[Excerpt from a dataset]
══════

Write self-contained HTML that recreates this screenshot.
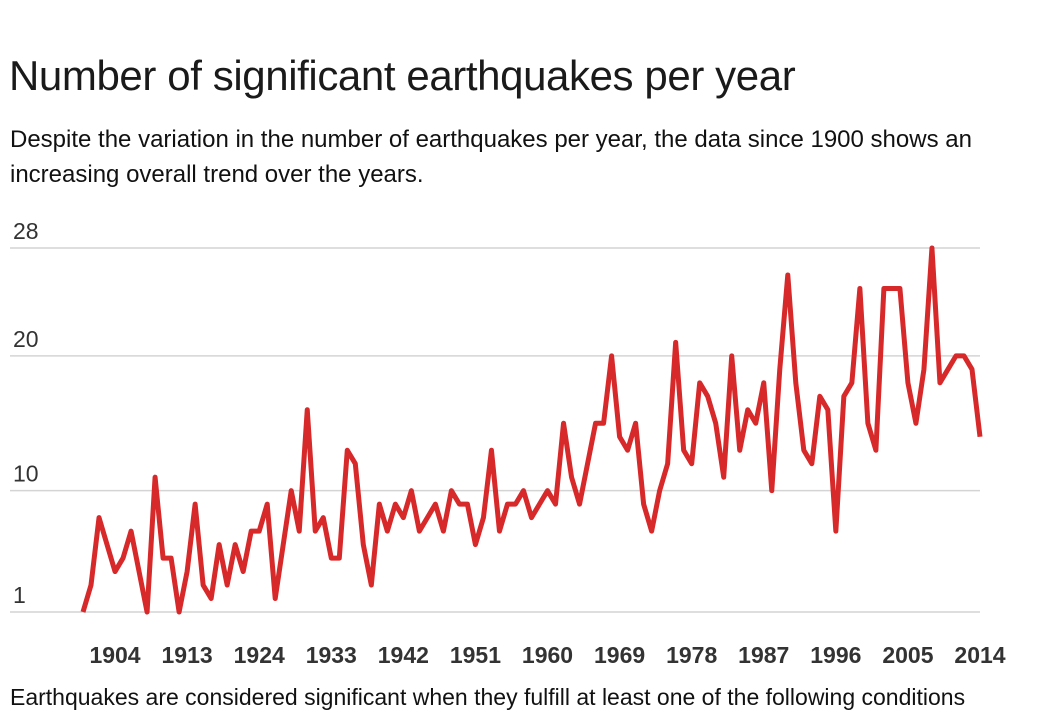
<!DOCTYPE html>
<html><head><meta charset="utf-8"><style>
html,body{margin:0;width:1038px;height:694px;overflow:hidden;background:#fff;font-family:"Liberation Sans",sans-serif;color:#111}
#title{position:absolute;left:9px;top:52px;font-size:42px;font-weight:normal;margin:0;letter-spacing:-0.4px;white-space:nowrap;color:#1a1a1a}
#sub{position:absolute;left:10px;top:122px;font-size:24px;line-height:35px;width:1010px;margin:0}
#foot{position:absolute;left:10px;top:684px;font-size:23px;white-space:nowrap}
svg{position:absolute;left:0;top:0}
</style></head><body>
<h1 id="title">Number of significant earthquakes per year</h1>
<p id="sub">Despite the variation in the number of earthquakes per year, the data since 1900 shows an<br>increasing overall trend over the years.</p>
<svg id="chart" width="1038" height="694"></svg>
<div id="foot">Earthquakes are considered significant when they fulfill at least one of the following conditions</div>
<script>
const counts=[1,3,8,6,4,5,7,4,1,11,5,5,1,4,9,3,2,6,3,6,4,7,7,9,2,6,10,7,16,7,8,5,5,13,12,6,3,9,7,9,8,10,7,8,9,7,10,9,9,6,8,13,7,9,9,10,8,9,10,9,15,11,9,12,15,15,20,14,13,15,9,7,10,12,21,13,12,18,17,15,11,20,13,16,15,18,10,19,26,18,13,12,17,16,7,17,18,25,15,13,25,25,25,18,15,19,28,18,19,20,20,19,14];
const yTicks=[1,10,20,28];
const xTickLabels=["1904","1913","1924","1933","1942","1951","1960","1969","1978","1987","1996","2005","2014"];
const xTickIndex=[4,13,22,31,40,49,58,67,76,85,94,103,112];
const svg=document.getElementById('chart');const NS='http://www.w3.org/2000/svg';
const x=i=>83+i*(980-83)/(counts.length-1);
const y=v=>612-(v-1)*(612-248)/27;
yTicks.forEach(t=>{
 const l=document.createElementNS(NS,'line');
 
 
 l.setAttribute('x1',10);l.setAttribute('x2',980);l.setAttribute('y1',y(t));l.setAttribute('y2',y(t));
 l.setAttribute('stroke','#d4d4d4');l.setAttribute('stroke-width','1.5');svg.appendChild(l);
 const tx=document.createElementNS(NS,'text');
 
 
 tx.setAttribute('x',13);tx.setAttribute('y',y(t)-9);tx.setAttribute('font-size','23');tx.setAttribute('fill','#333');
 tx.textContent=t;svg.appendChild(tx);
});
xTickLabels.forEach((s,k)=>{
 const tx=document.createElementNS(NS,'text');
 
 
 tx.setAttribute('x',x(xTickIndex[k]));tx.setAttribute('y',663);tx.setAttribute('text-anchor','middle');
 tx.setAttribute('font-size','23');tx.setAttribute('font-weight','bold');tx.setAttribute('fill','#333');
 tx.textContent=s;svg.appendChild(tx);
});
const p=document.createElementNS(NS,'polyline');


p.setAttribute('points',counts.map((v,i)=>x(i)+','+y(v)).join(' '));
p.setAttribute('fill','none');p.setAttribute('stroke','#d7282a');p.setAttribute('stroke-width','5');p.setAttribute('stroke-linejoin','round');
svg.appendChild(p);
</script>
</body></html>
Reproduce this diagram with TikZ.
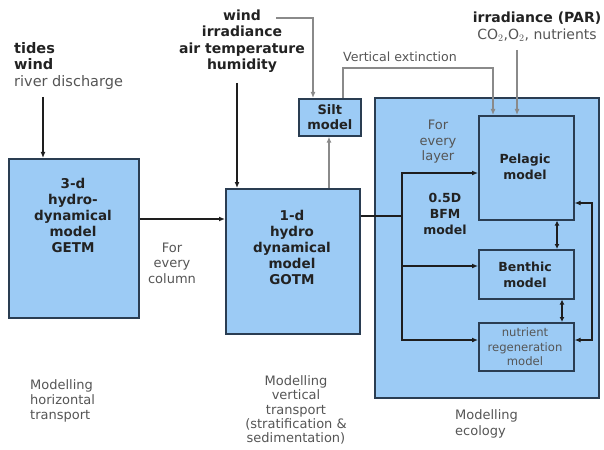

══════

- Directions
Copy each line of the listing that holds the word "this".

- Exercise output
Write self-contained HTML that recreates this screenshot.
Reproduce this diagram with TikZ.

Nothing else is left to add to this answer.